Reverend Kim Sung-eun runs the Caleb Mission in Cheonan, about 80 kilometers south of the capital, Seoul. His wife, he says, is a former lieutenant in North Korea's army. She is one of 30 or so defectors from the North who are frequently seen at the mission.  

Kim says he is in regular contact with collaborators inside North Korea. Some secretly videotape what is going on in the country, which is virtually sealed off from the outside world. Others, he says, smuggle out official documents.

The pastor gave VOA a partial copy of what appears to be a 2005 North Korean military manual that details electronic warfare countermeasures, such as using radar-absorbing paint to camouflage jets and ships.

He did not go into detail about how the Caleb Mission acquired the manual, but U.S. and South Korean officials who have seen it consider the document authentic.

A South Korean newspaper also has obtained part of the manual and has reported on its contents

Kim says they decided to release the manual because their colleagues inside North Korea are taking great risks by working on their projects. Thus, he explains, he wants to see some recognition for their efforts.

Daniel Pinkston, a long-time North Korea scholar and an analyst in Seoul for the International Crisis Group, considers the document important. "It's certainly useful for analysts on the outside. And I would agree anyone in North Korea, any KPA (Korean People's Army) soldiers or officers who would smuggle such a document out of the country, if they were to be caught, would suffer serious consequences. It would be a great risk to them, of course," he said.

In communist North Korea, those suspected of disloyalty face imprisonment. Convictions for treason or espionage - and many lesser offenses - usually mean a death sentence.

At Caleb Mission, Kim says he has or can gain access to other sensitive materials, including videos and documents, but he needs to provide compensation to those who risk their lives to provide it.
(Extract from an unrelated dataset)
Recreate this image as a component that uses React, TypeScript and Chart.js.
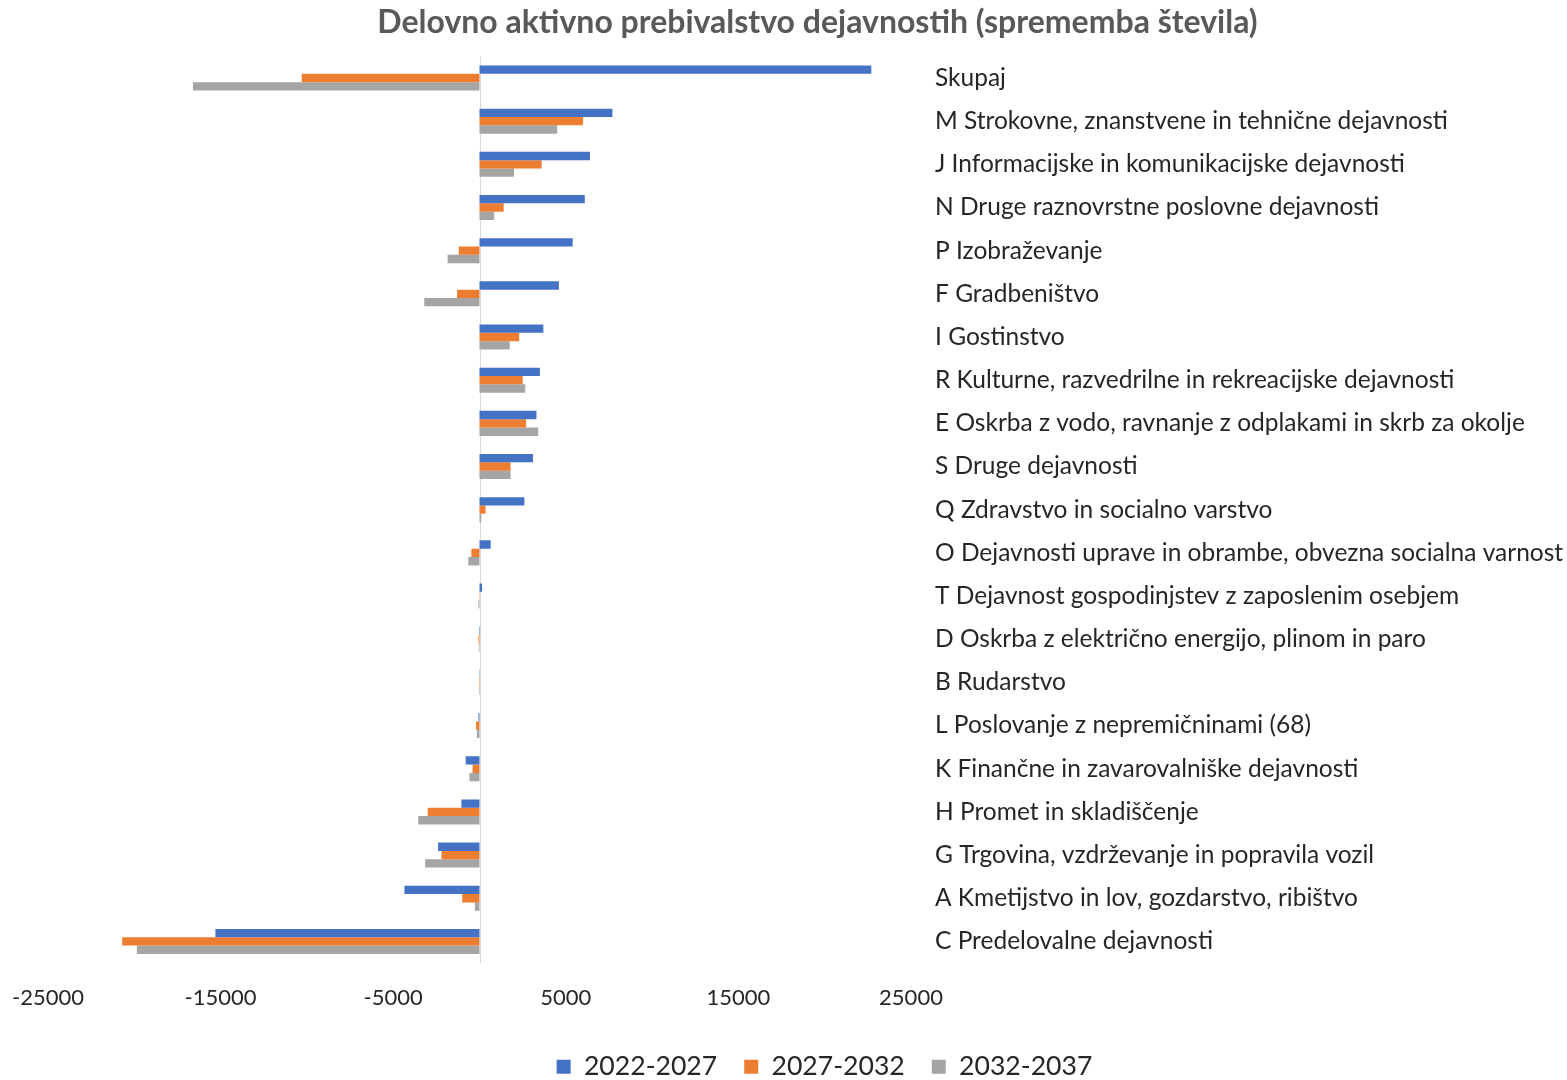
import React, { useEffect, useRef } from "react";
import { Chart, registerables } from "chart.js";

Chart.register(...registerables);

const TITLE = "Delovno aktivno prebivalstvo dejavnostih (sprememba števila)";

const categories = [
  "Skupaj",
  "M Strokovne, znanstvene in tehnične dejavnosti",
  "J Informacijske in komunikacijske dejavnosti",
  "N Druge raznovrstne poslovne dejavnosti",
  "P Izobraževanje",
  "F Gradbeništvo",
  "I Gostinstvo",
  "R Kulturne, razvedrilne in rekreacijske dejavnosti",
  "E Oskrba z vodo, ravnanje z odplakami in skrb za okolje",
  "S Druge dejavnosti",
  "Q Zdravstvo in socialno varstvo",
  "O Dejavnosti uprave in obrambe, obvezna socialna varnost",
  "T Dejavnost gospodinjstev z zaposlenim osebjem",
  "D Oskrba z električno energijo, plinom in paro",
  "B Rudarstvo",
  "L Poslovanje z nepremičninami (68)",
  "K Finančne in zavarovalniške dejavnosti",
  "H Promet in skladiščenje",
  "G Trgovina, vzdrževanje in popravila vozil",
  "A Kmetijstvo in lov, gozdarstvo, ribištvo",
  "C Predelovalne dejavnosti",
];

const seriesNames = ["2022-2027", "2027-2032", "2032-2037"];

const values2022_2027 = [
  22700, 7700, 6400, 6100, 5400, 4600, 3700, 3500, 3300, 3100, 2600, 650, 150, 30, -20, -60, -800, -1050, -2400, -4350, -15300,
];
const values2027_2032 = [
  -10300, 6000, 3600, 1400, -1200, -1300, 2300, 2500, 2700, 1800, 350, -470, 20, -60, -30, -200, -400, -3000, -2200, -1000, -20700,
];
const values2032_2037 = [
  -16600, 4500, 2000, 850, -1850, -3200, 1750, 2650, 3400, 1800, 100, -650, -60, -40, -30, -150, -580, -3550, -3150, -270, -19850,
];

const xTicks = [-25000, -15000, -5000, 5000, 15000, 25000];

const seriesColors = ["#4472C4", "#ED7D31", "#A5A5A5"];

const FONT = "Lato";

const zeroLinePlugin = {
  id: "zeroLine",
  beforeDatasetsDraw(chart: any) {
    const { ctx, chartArea, scales } = chart;
    const x = Math.round(scales.x.getPixelForValue(0)) + 0.5;
    ctx.save();
    ctx.strokeStyle = "#D9D9D9";
    ctx.lineWidth = 1;
    ctx.beginPath();
    ctx.moveTo(x, chartArea.top);
    ctx.lineTo(x, chartArea.bottom);
    ctx.stroke();
    ctx.restore();
  },
};

const boxShiftPlugin = {
  id: "boxShift",
  afterLayout(chart: any) {
    const lg = chart.legend;
    if (lg) {
      lg.left += 17;
      lg.right += 17;
    }
    const tb = chart.titleBlock;
    if (tb) {
      tb.left += 10;
      tb.right += 10;
    }
  },
};

export default function App() {
  const canvasRef = useRef<HTMLCanvasElement | null>(null);

  useEffect(() => {
    if (!canvasRef.current) return;
    const allValues = [values2022_2027, values2027_2032, values2032_2037];
    const chart = new Chart(canvasRef.current, {
      type: "bar",
      data: {
        labels: categories,
        datasets: seriesNames.map((name, i) => ({
          label: name,
          data: allValues[i],
          backgroundColor: seriesColors[i],
          borderWidth: 0,
          barPercentage: 1,
          categoryPercentage: 0.58,
        })),
      },
      options: {
        indexAxis: "y",
        responsive: false,
        animation: false,
        layout: { padding: { left: 48, right: 0, top: 0, bottom: 0 } },
        plugins: {
          title: {
            display: true,
            text: TITLE,
            color: "#595959",
            font: { family: FONT, size: 32, weight: "bold" },
            padding: { top: 3, bottom: 15 },
          },
          legend: {
            position: "bottom",
            labels: {
              color: "#262626",
              font: { family: FONT, size: 26.6 },
              boxWidth: 14,
              boxHeight: 14,
              padding: 27,
            },
          },
          tooltip: { enabled: false },
        },
        scales: {
          x: {
            type: "linear",
            min: -25000,
            max: 25000,
            afterBuildTicks: (scale: any) => {
              scale.ticks = xTicks.map((v) => ({ value: v }));
            },
            afterFit: (scale: any) => {
              scale.height = 63.4;
              scale.paddingLeft = 0;
              scale.paddingRight = 0;
            },
            grid: { display: false, drawTicks: false },
            border: { display: false },
            ticks: {
              color: "#262626",
              font: { family: FONT, size: 22 },
              padding: 22,
              maxRotation: 0,
              autoSkip: false,
              callback: (v: any) => String(v),
            },
          },
          y: {
            type: "category",
            position: "right",
            afterFit: (scale: any) => {
              scale.width = 1567 - 911;
            },
            grid: { display: false, drawTicks: false },
            border: { display: false },
            ticks: {
              color: "#262626",
              font: { family: FONT, size: 24.5 },
              padding: 24,
              autoSkip: false,
            },
          },
        },
      },
      plugins: [zeroLinePlugin, boxShiftPlugin],
    } as any);
    return () => chart.destroy();
  }, []);

  return (
    <div
      style={{
        position: "fixed",
        left: 0,
        top: 0,
        width: 1567,
        height: 1080,
        overflow: "hidden",
        background: "#ffffff",
      }}
    >
      <canvas ref={canvasRef} width={1567} height={1090} />
    </div>
  );
}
He hopes that by releasing the information more widely in South Korea, he can generate funds to pay his collaborators in the impoverished North.

Kim says he has information detailing North Korean-sanctioned manufacturing and exporting of illicit drugs and the country's extensive network of internment and re-education camps for political prisoners.

The U.S. State Department has warned in the past that North Korea was involved in drug trafficking.

Analyst Pinkston says the apparent willingness of North Koreans to provide such documentation - whatever the motives - could be a significant signal of societal change. "If we see more of these things coming out - materials, information, people - especially from the military, then that could be a sign of some breakdown in discipline and control. I'm not saying that's the case here," he states, "but when we do see these things coming out, that's something we have to think about."

North Korean media unfailingly praise Kim Jong Il and his father, the country's first leader, creating a personality cult that dominates the government. The state controls almost all aspects of life, including food supplies, access to the media and employment.

Human rights groups consider North Korea to be one of the most repressive nations in the world. The government also has struggled for nearly 20 years to feed its people. After the collapse of communist governments in Europe, which had supported the North financially, its economy has nearly collapsed and it relies heavily on international food aid to avoid mass starvation.

Change, however, could be coming to North Korea. A rare meeting of the ruling Workers Party is expected to start soon to fill leadership slots. Many North Korea experts believe supreme leader Kim Jong Il will name his third son, Kim Jong Un, to a prominent post as part of grooming him to be his successor. The son is believed to be about 27 years old and has yet held no official position.

There are reports, however, of growing dissatisfaction among North Koreans about passing power to a young, little-known member of the Kim family.

The country faces renewed food shortages and continuing economic instability. In addition, its people are increasingly aware - through clandestine exposure to outside news media - of the huge gap between their country and most of the rest of the world, especially neighboring South Korea.